--- Begin ---
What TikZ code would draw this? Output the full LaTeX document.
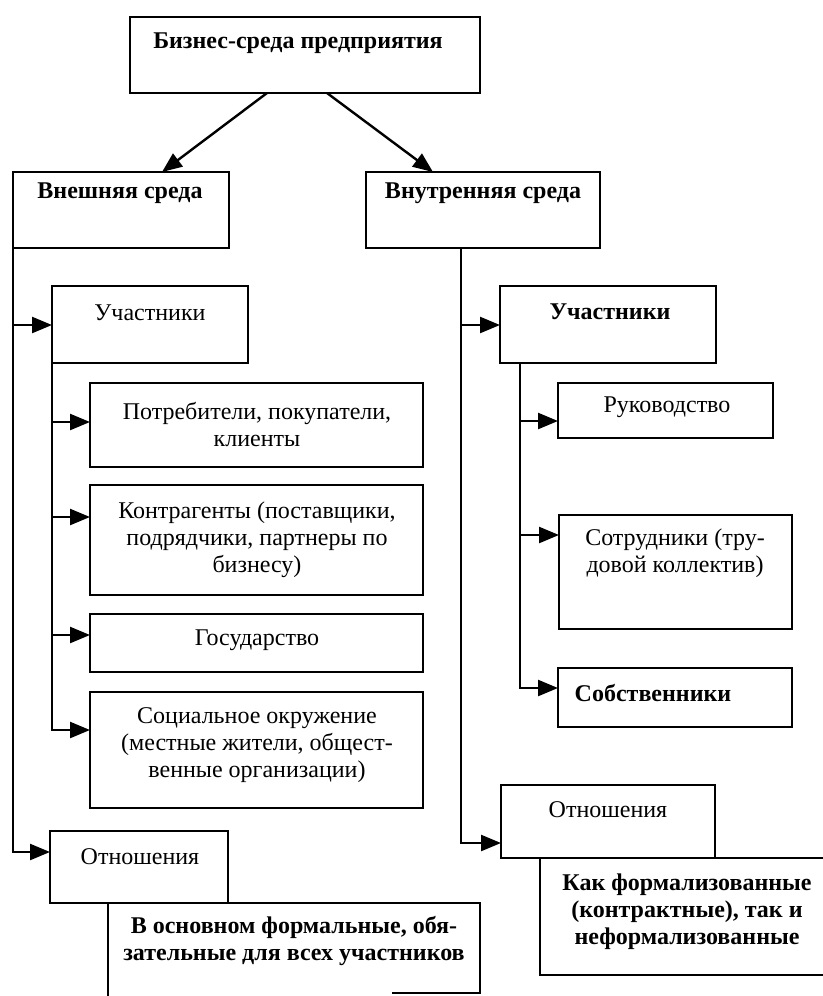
\documentclass[tikz,border=0pt]{standalone}
\usepackage{fontspec}
\setmainfont{Liberation Serif}
\usetikzlibrary{arrows.meta,calc}
% empty framed box given by its top-left and bottom-right corners (in px)
\newcommand\mkbox[6][box]{%
  \node[#1, minimum width={(#5-#3)*0.5pt}, minimum height={(#6-#4)*0.5pt}] (#2) at (#3,#4) {};}
\begin{document}
\begin{tikzpicture}[x=0.5pt,y=-0.5pt,
  box/.style={draw, line width=1.2pt, anchor=north west, inner sep=0pt, outer sep=0pt},
  openbox/.style={anchor=north west, inner sep=0pt, outer sep=0pt},
  tx/.style={font=\fontsize{12}{13.5}\selectfont, align=center, inner sep=0pt},
  btx/.style={font=\fontsize{12}{13.5}\selectfont\bfseries, align=center, inner sep=0pt},
  link/.style={line width=1.2pt},
  arr/.style={link, -{Triangle[length=10pt,width=8pt]}},
]
\useasboundingbox (0,0) rectangle (823,996);

% ---- boxes ----
\mkbox{T}{130}{17}{480}{93}
\mkbox{E}{13}{172}{229}{248}
\mkbox{I}{366}{172}{600}{248}

\mkbox{UL}{52}{286}{248}{363}
\mkbox{P}{90}{383}{423}{467}
\mkbox{K}{90}{485}{423}{595}
\mkbox{G}{90}{614}{423}{672}
\mkbox{S}{90}{692}{423}{808}
\mkbox{OL}{50}{831}{228}{903}
\mkbox[openbox]{V}{108}{903}{480}{996}

\mkbox{UR}{500}{286}{716}{363}
\mkbox{R}{558}{383}{773}{438}
\mkbox{C}{559}{515}{792}{629}
\mkbox{Sb}{558}{668}{792}{727}
\mkbox{OR}{501}{785}{715}{858}
\mkbox[openbox]{KF}{540}{858}{823}{975}

% boxes cut by the page edge
\draw[link] (V.south west) -- (V.north west) -- (V.north east) -- ($(V.north east)+(0,90)$)
  -- ($(V.north east)+(-88,90)$);
\draw[link] (KF.north east) -- (KF.north west) -- (KF.south west) -- (KF.south east);

% ---- texts ----
\node[btx] (T-t)  at (298,43)  {Бизнес-среда предприятия};
\node[btx] (E-t)  at (120,193) {Внешняя среда};
\node[btx] (I-t)  at (483,193) {Внутренняя среда};

\node[tx]  (UL-t) at (150,313) {Участники};
\node[tx]  (P-t)  at (257,425) {Потребители, покупатели,\\клиенты};
\node[tx]  (K-t)  at (257,540) {Контрагенты (поставщики,\\подрядчики, партнеры по\\бизнесу)};
\node[tx]  (G-t)  at (257,640) {Государство};
\node[tx]  (S-t)  at (257,745) {Социальное окружение\\(местные жители, общест-\\венные организации)};
\node[tx]  (OL-t) at (140,857) {Отношения};
\node[btx] (V-t)  at (294,941) {В основном формальные, обя-\\зательные для всех участников};

\node[btx] (UR-t) at (610,312) {Участники};
\node[tx]  (R-t)  at (667,407) {Руководство};
\node[tx]  (C-t)  at (675,553) {Сотрудники (тру-\\довой коллектив)};
\node[btx] (Sb-t) at (653,693) {Собственники};
\node[tx]  (OR-t) at (608,810) {Отношения};
\node[btx] (KF-t) at (687,912) {Как формализованные\\(контрактные), так и\\неформализованные};

% ---- connectors ----
\coordinate (tE) at ($(T.south west)+(137,0)$);
\coordinate (tI) at ($(T.south west)+(197,0)$);
\draw[arr] (tE) -- ($(E.north west)+(149,0)$);
\draw[arr] (tI) -- ($(I.north west)+(67,0)$);

% external environment
\coordinate (aUL) at ($(UL.north west)+(0,39)$);
\coordinate (aOL) at ($(OL.north west)+(0,21)$);
\draw[arr] (E.south west) |- (aOL);
\draw[arr] (E.south west |- aUL) -- (aUL);

\coordinate (aP) at ($(P.north west)+(0,39)$);
\coordinate (aK) at ($(K.north west)+(0,32)$);
\coordinate (aG) at ($(G.north west)+(0,21)$);
\coordinate (aS) at ($(S.north west)+(0,38)$);
\draw[arr] (UL.south west) |- (aS);
\draw[arr] (UL.south west |- aP) -- (aP);
\draw[arr] (UL.south west |- aK) -- (aK);
\draw[arr] (UL.south west |- aG) -- (aG);

% internal environment
\coordinate (iroot) at ($(I.south west)+(95,0)$);
\coordinate (aUR) at ($(UR.north west)+(0,39)$);
\coordinate (aOR) at ($(OR.north west)+(0,58)$);
\draw[arr] (iroot) |- (aOR);
\draw[arr] (iroot |- aUR) -- (aUR);

\coordinate (uroot) at ($(UR.south west)+(20,0)$);
\coordinate (aR)  at ($(R.north west)+(0,38)$);
\coordinate (aC)  at ($(C.north west)+(0,20)$);
\coordinate (aSb) at ($(Sb.north west)+(0,20)$);
\draw[arr] (uroot) |- (aSb);
\draw[arr] (uroot |- aR) -- (aR);
\draw[arr] (uroot |- aC) -- (aC);
\end{tikzpicture}
\end{document}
--- End ---
▶ **THE EXERCISE**: Make an exact copy of the data, leaving its pictures out.

▶ **FINAL RESULT**:
What TikZ code would draw this? Output the full LaTeX document.
\documentclass[tikz,border=0pt]{standalone}
\usepackage{fontspec}
\setmainfont{Liberation Serif}
\usetikzlibrary{arrows.meta,calc}
% empty framed box given by its top-left and bottom-right corners (in px)
\newcommand\mkbox[6][box]{%
  \node[#1, minimum width={(#5-#3)*0.5pt}, minimum height={(#6-#4)*0.5pt}] (#2) at (#3,#4) {};}
\begin{document}
\begin{tikzpicture}[x=0.5pt,y=-0.5pt,
  box/.style={draw, line width=1.2pt, anchor=north west, inner sep=0pt, outer sep=0pt},
  openbox/.style={anchor=north west, inner sep=0pt, outer sep=0pt},
  tx/.style={font=\fontsize{12}{13.5}\selectfont, align=center, inner sep=0pt},
  btx/.style={font=\fontsize{12}{13.5}\selectfont\bfseries, align=center, inner sep=0pt},
  link/.style={line width=1.2pt},
  arr/.style={link, -{Triangle[length=10pt,width=8pt]}},
]
\useasboundingbox (0,0) rectangle (823,996);

% ---- boxes ----
\mkbox{T}{130}{17}{480}{93}
\mkbox{E}{13}{172}{229}{248}
\mkbox{I}{366}{172}{600}{248}

\mkbox{UL}{52}{286}{248}{363}
\mkbox{P}{90}{383}{423}{467}
\mkbox{K}{90}{485}{423}{595}
\mkbox{G}{90}{614}{423}{672}
\mkbox{S}{90}{692}{423}{808}
\mkbox{OL}{50}{831}{228}{903}
\mkbox[openbox]{V}{108}{903}{480}{996}

\mkbox{UR}{500}{286}{716}{363}
\mkbox{R}{558}{383}{773}{438}
\mkbox{C}{559}{515}{792}{629}
\mkbox{Sb}{558}{668}{792}{727}
\mkbox{OR}{501}{785}{715}{858}
\mkbox[openbox]{KF}{540}{858}{823}{975}

% boxes cut by the page edge
\draw[link] (V.south west) -- (V.north west) -- (V.north east) -- ($(V.north east)+(0,90)$)
  -- ($(V.north east)+(-88,90)$);
\draw[link] (KF.north east) -- (KF.north west) -- (KF.south west) -- (KF.south east);

% ---- texts ----
\node[btx] (T-t)  at (298,43)  {Бизнес-среда предприятия};
\node[btx] (E-t)  at (120,193) {Внешняя среда};
\node[btx] (I-t)  at (483,193) {Внутренняя среда};

\node[tx]  (UL-t) at (150,313) {Участники};
\node[tx]  (P-t)  at (257,425) {Потребители, покупатели,\\клиенты};
\node[tx]  (K-t)  at (257,540) {Контрагенты (поставщики,\\подрядчики, партнеры по\\бизнесу)};
\node[tx]  (G-t)  at (257,640) {Государство};
\node[tx]  (S-t)  at (257,745) {Социальное окружение\\(местные жители, общест-\\венные организации)};
\node[tx]  (OL-t) at (140,857) {Отношения};
\node[btx] (V-t)  at (294,941) {В основном формальные, обя-\\зательные для всех участников};

\node[btx] (UR-t) at (610,312) {Участники};
\node[tx]  (R-t)  at (667,407) {Руководство};
\node[tx]  (C-t)  at (675,553) {Сотрудники (тру-\\довой коллектив)};
\node[btx] (Sb-t) at (653,693) {Собственники};
\node[tx]  (OR-t) at (608,810) {Отношения};
\node[btx] (KF-t) at (687,912) {Как формализованные\\(контрактные), так и\\неформализованные};

% ---- connectors ----
\coordinate (tE) at ($(T.south west)+(137,0)$);
\coordinate (tI) at ($(T.south west)+(197,0)$);
\draw[arr] (tE) -- ($(E.north west)+(149,0)$);
\draw[arr] (tI) -- ($(I.north west)+(67,0)$);

% external environment
\coordinate (aUL) at ($(UL.north west)+(0,39)$);
\coordinate (aOL) at ($(OL.north west)+(0,21)$);
\draw[arr] (E.south west) |- (aOL);
\draw[arr] (E.south west |- aUL) -- (aUL);

\coordinate (aP) at ($(P.north west)+(0,39)$);
\coordinate (aK) at ($(K.north west)+(0,32)$);
\coordinate (aG) at ($(G.north west)+(0,21)$);
\coordinate (aS) at ($(S.north west)+(0,38)$);
\draw[arr] (UL.south west) |- (aS);
\draw[arr] (UL.south west |- aP) -- (aP);
\draw[arr] (UL.south west |- aK) -- (aK);
\draw[arr] (UL.south west |- aG) -- (aG);

% internal environment
\coordinate (iroot) at ($(I.south west)+(95,0)$);
\coordinate (aUR) at ($(UR.north west)+(0,39)$);
\coordinate (aOR) at ($(OR.north west)+(0,58)$);
\draw[arr] (iroot) |- (aOR);
\draw[arr] (iroot |- aUR) -- (aUR);

\coordinate (uroot) at ($(UR.south west)+(20,0)$);
\coordinate (aR)  at ($(R.north west)+(0,38)$);
\coordinate (aC)  at ($(C.north west)+(0,20)$);
\coordinate (aSb) at ($(Sb.north west)+(0,20)$);
\draw[arr] (uroot) |- (aSb);
\draw[arr] (uroot |- aR) -- (aR);
\draw[arr] (uroot |- aC) -- (aC);
\end{tikzpicture}
\end{document}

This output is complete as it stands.